What is a “subtle glutton”? Isn’t a glutton by definition really obvious about what he’s up to? What’s the point of being a glutton if your greed is so nuanced that it might not be noticed by others? Gluttons don’t care about others. That’s what makes them gluttons in the first place.
In her earlier poem about Hope, Emily placed the word in quotation marks, as if she saw it as a concept, not a thing itself. In her later development as a poet she doesn’t dress up Hope with any extraneous punctuation but goes straight for the heart of it. Hope is not a placard, standing in for something else. It is the thing itself. Hope IS . . . a subtle glutton.
The roles of consumer and consumed shift from first stanza to second. In the first, Hope feeds on the fair. That is to say those foolish enough to believe in Hope’s promise. He eats away at us. We are consumed by Hope. The animalistic violence in “feeds” really scares me.

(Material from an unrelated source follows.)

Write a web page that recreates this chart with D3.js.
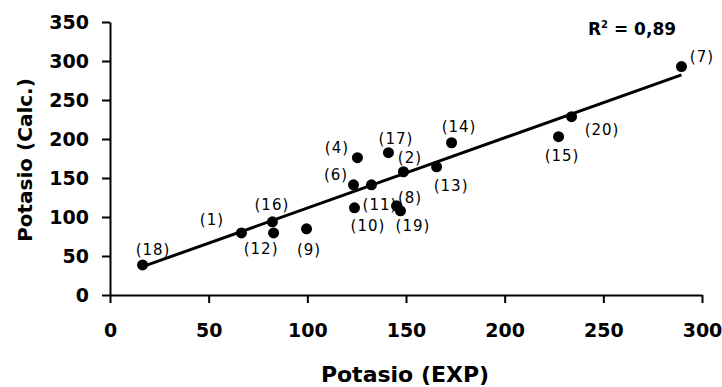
<!DOCTYPE html>
<html>
<head>
  <meta charset="UTF-8">
  <style>
    body { margin: 0; background: #fff; }
    .tick text { font-family: "DejaVu Sans"; font-weight: bold; font-size: 19px; fill: #000; }
    .tick line, .domain { stroke: #000; stroke-width: 2px; }
    .ptlabel { font-family: "DejaVu Sans"; font-size: 15px; letter-spacing: 1px; fill: #000; }
    .title { font-family: "DejaVu Sans"; font-weight: bold; fill: #000; }
  </style>
</head>
<body>
<div id="chart_div"></div>

<script src="https://d3js.org/d3.v7.min.js"></script>
<script>

let width = 722, height = 387;

// sample ids and values (EXP vs Calc.)
const sampleIds = [1, 2, 4, 6, 7, 8, 9, 10, 11, 12, 13, 14, 15, 16, 17, 18, 19, 20];
const potasioExp = [66.6, 148.7, 125.4, 123.4, 289.6, 145.2, 99.6, 123.9, 132.5, 82.9, 165.5, 173.1, 227.3, 82.3, 141.1, 16.5, 147.2, 233.9];
const potasioCalc = [79.6, 158, 176, 141.3, 292.8, 114.3, 84.8, 111.7, 141.3, 79.6, 164.4, 195.2, 203, 93.8, 182.4, 38.5, 107.9, 228.6];

// axis ticks
const xTicks = [0, 50, 100, 150, 200, 250, 300];
const yTicks = [0, 50, 100, 150, 200, 250, 300, 350];

// trend line
const trendSlope = 0.9;
const trendIntercept = 21.5;
const rSquared = "0,89";

// where each point label sits relative to its dot (px)
const labelOffsets = {
  1: [-30, -13], 2: [6, -14], 4: [-21, -10], 6: [-18, -10], 7: [20, -10],
  8: [13, -8], 9: [2, 21], 10: [13, 18], 11: [8, 20], 12: [-13, 16],
  13: [14, 19], 14: [7, -16], 15: [3, 19], 16: [-1, -17], 17: [7, -14],
  18: [10, -15], 19: [12, 15], 20: [30, 13]
};

const points = sampleIds.map((id, i) => ({ id: id, x: potasioExp[i], y: potasioCalc[i] }));

let svg = d3.select("#chart_div")
    .append("svg")
    .attr("width", width)
    .attr("height", height);

let x = d3.scaleLinear().domain([0, 300]).range([110, 702]);
let y = d3.scaleLinear().domain([0, 350]).range([295, 22]);

// axes
svg.append("g")
    .attr("transform", "translate(0,295)")
    .call(d3.axisBottom(x).tickValues(xTicks).tickSize(8).tickSizeOuter(0).tickPadding(20))
    .call(g => g.selectAll(".tick text").attr("dy", "0.73em"));

svg.append("g")
    .attr("transform", "translate(110,0)")
    .call(d3.axisLeft(y).tickValues(yTicks).tickSize(8).tickSizeOuter(0).tickPadding(13));

svg.selectAll(".domain").attr("fill", "none");

// trend line over the data range
let xExt = d3.extent(potasioExp);
svg.append("line")
    .attr("x1", x(xExt[0]))
    .attr("y1", y(trendIntercept + trendSlope * xExt[0]))
    .attr("x2", x(xExt[1]))
    .attr("y2", y(trendIntercept + trendSlope * xExt[1]))
    .attr("stroke", "#000")
    .attr("stroke-width", 3);

// dots
svg.append("g")
    .selectAll("circle")
    .data(points)
    .enter()
    .append("circle")
    .attr("cx", d => x(d.x))
    .attr("cy", d => y(d.y))
    .attr("r", 5.5)
    .attr("fill", "#000");

// point labels
svg.append("g")
    .selectAll("text")
    .data(points)
    .enter()
    .append("text")
    .attr("class", "ptlabel")
    .attr("x", d => x(d.x) + labelOffsets[d.id][0] + 0.5)
    .attr("y", d => y(d.y) + labelOffsets[d.id][1])
    .attr("text-anchor", "middle")
    .attr("dominant-baseline", "central")
    .text(d => "(" + d.id + ")");

// R squared
let r2 = svg.append("text")
    .attr("class", "title")
    .attr("x", 632)
    .attr("y", 35)
    .attr("text-anchor", "middle")
    .style("font-size", "17px");
r2.append("tspan").text("R");
r2.append("tspan").attr("dy", -7).style("font-size", "10px").text("2");
r2.append("tspan").attr("dy", 7).text(" = " + rSquared);

// axis titles
svg.append("text")
    .attr("class", "title")
    .attr("x", 405)
    .attr("y", 382)
    .attr("text-anchor", "middle")
    .style("font-size", "22px")
    .text("Potasio (EXP)");

svg.append("text")
    .attr("class", "title")
    .attr("transform", "translate(32,160) rotate(-90)")
    .attr("text-anchor", "middle")
    .style("font-size", "20px")
    .text("Potasio (Calc.)");

</script>
</body>
</html>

But wait! she says. The word “feeds” works two ways, and it all hangs on that preposition. We are suffering an illusion. Hope does not consume us. Rather hope feeds us, not feeds on us. Hope gives us food at the Halcyon Table. It is paradise to be nourished by Hope, even though at times it can feel like torture. When Hope allows us to want or expect things that are not realized, it may seem as though Hope is tearing at our entrails with the sharp teeth of a predator. We may blame Hope for this agony. But in the end, she says, we are sustained by Hope.
What else is there?
Further, that sustenance is endless. No matter how much Hope we use up, there is always more where that came from. Emily acknowledges the double-edged sword here. That Hope both destroys and creates. Hard to have a peaceful relationship with Hope, when Disappointment is always lurking in the periphery of Hope’s influence.
So today is the fourth anniversary of Hurricane Katrina. Talk about drawing on reserves of Hope. We all hope for better. We have all been disappointed. It could only be Hope that keeps us here now and for this long and so far. Hope that we will be all right. Hope that the federal government will meet its obligation to us. Hope that Nature will be kind. That our lives will settle into some ease and stability. That our city will flourish. Hope eats away at us. We are down to bones and threads. As Hope feeds on us, still paradoxically, it sustains life here in the swamp.
I plan to spend a portion of the day immersed in water, moving in that medium and making an alliance. I’m asking for peace, acceptance and mercy from the water. I hope for that much.